Un approccio che, in un sistema che valorizza le competenze, rappresenta per le aziende un’opportunità strategica per attrarre talento femminile e, al contempo, una responsabilità nel garantire percorsi di crescita e apprendimento continuo all’interno del ruolo stesso; tra i fattori che influenzano la decisione delle professioniste di candidarsi a una posizione, di fatto, spicca come elemento motivazionale l’opportunità di accedere a percorsi di apprendimento e crescita professionale, il 6% in più rispetto agli uomini (28% vs. 22%).

Al contrario, i colleghi uomini mostrano in media un atteggiamento più disinvolto e orientato al risk-taking, con il 28% – contro il 21% delle donne – che dichiara di essere disposto a candidarsi per una nuova posizione lavorativa indipendentemente dal numero e dalla tipologia di competenze richieste.
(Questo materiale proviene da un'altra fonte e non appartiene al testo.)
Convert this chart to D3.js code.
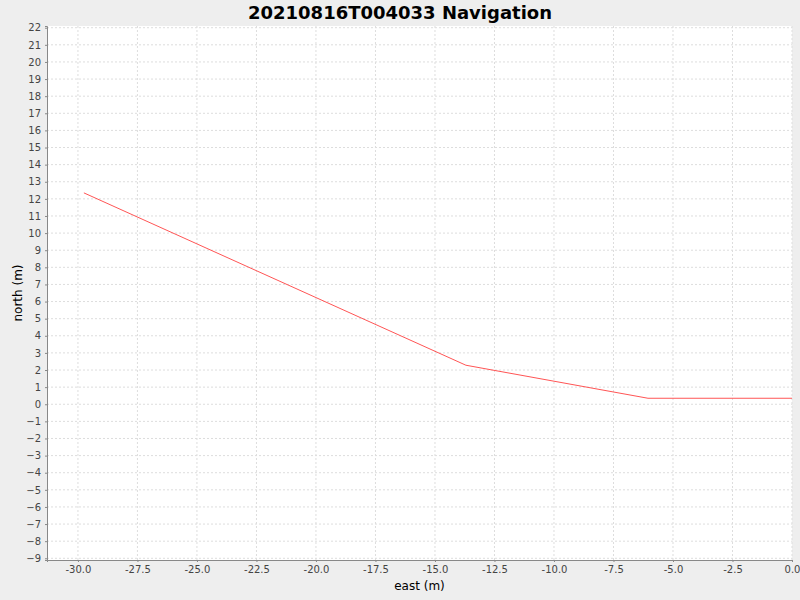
<!DOCTYPE html>
<html><head><meta charset="utf-8">
<script src="https://cdn.jsdelivr.net/npm/d3@7"></script>
<style>body{margin:0;background:#eeeeee}svg{display:block;font-family:"DejaVu Sans",sans-serif}</style>
</head><body><svg width="800" height="600"></svg>
<script>
const title = "20210816T004033 Navigation";
const east = [-29.75, -13.7, -6.05, 0];
const north = [12.35, 2.28, 0.35, 0.35];
const xTicks = [-30, -27.5, -25, -22.5, -20, -17.5, -15, -12.5, -10, -7.5, -5, -2.5, 0];
const yTicks = d3.range(-9, 23);

const svg = d3.select("svg");
const m = {left: 47, right: 8, top: 26, bottom: 40};
const w = 800 - m.left - m.right, h = 600 - m.top - m.bottom;
const x = d3.scaleLinear().domain([-31.3, 0]).range([0, w]);
const y = d3.scaleLinear().domain([-9.1, 22.1]).range([h, 0]);

svg.append("text").attr("x", 400).attr("y", 19).attr("text-anchor", "middle")
  .attr("font-size", 18).attr("font-weight", "bold").text(title);

const g = svg.append("g").attr("transform", `translate(${m.left},${m.top})`);
g.append("rect").attr("width", w).attr("height", h).attr("fill", "#fff");
g.selectAll(".gx").data(xTicks).enter().append("line")
  .attr("x1", d => x(d)).attr("x2", d => x(d)).attr("y1", 0).attr("y2", h)
  .attr("stroke", "#dddddd").attr("stroke-dasharray", "2,2");
g.selectAll(".gy").data(yTicks).enter().append("line")
  .attr("y1", d => y(d)).attr("y2", d => y(d)).attr("x1", 0).attr("x2", w)
  .attr("stroke", "#dddddd").attr("stroke-dasharray", "2,2");

const fmtX = d => d.toFixed(1);
const ax = g.append("g").attr("transform", `translate(0,${h})`)
  .call(d3.axisBottom(x).tickValues(xTicks).tickFormat(fmtX).tickSize(2).tickPadding(4));
const ay = g.append("g").call(d3.axisLeft(y).tickValues(yTicks).tickSize(2).tickPadding(4));
[ax, ay].forEach(a => {
  a.selectAll("text").attr("font-size", 10).attr("fill", "#444").attr("font-family", "DejaVu Sans");
  a.selectAll("line").attr("stroke", "#888");
  a.select(".domain").attr("stroke", "#888");
});

const pts = east.map((e, i) => [e, north[i]]);
g.append("path").datum(pts).attr("fill", "none").attr("stroke", "#ff5555").attr("stroke-width", 1)
  .attr("d", d3.line().x(d => x(d[0])).y(d => y(d[1])));

svg.append("text").attr("x", m.left + w / 2).attr("y", 590).attr("text-anchor", "middle")
  .attr("font-size", 12).text("east (m)");
svg.append("text").attr("transform", `translate(22,${m.top + h / 2}) rotate(-90)`)
  .attr("text-anchor", "middle").attr("font-size", 12).text("north (m)");
</script></body></html>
Tuttavia, la ricerca di un match tra le qualifiche richieste da un ruolo e le skill effettivamente possedute è un aspetto più sfidante per loro: il 21% dichiara di avere poca consapevolezza nel saper valutare l’allineamento tra le proprie competenze e le richieste del mercato, contro il 19% delle donne.

Le competenze ‘fanno bene a tutti’

In questo contesto, il passaggio a un modello skill-first non solo favorirebbe una maggiore equità di genere, contribuirebbe anche a colmare il crescente gap tra domanda e offerta – sia maschile sia femminile – ampliando il numero di professionisti disponibili per settori e ruoli con carenza di talenti qualificati.

Questa trasformazione sarebbe particolarmente rilevante nei comparti in rapida espansione, in particolare l’intelligenza artificiale, dove la domanda di lavoratori specializzati è in forte crescita: in Italia, il numero di specialisti AI nel settore della tecnologia, dell’informazione e dei media è aumentata del 40% dal 2021 al 2023. Per rispondere a questa esigenza, a fare la differenza saranno quelle aziende che abbracceranno l’approccio “skill-first”, accelerando così l’innovazione e la competitività nei settori chiave del futuro.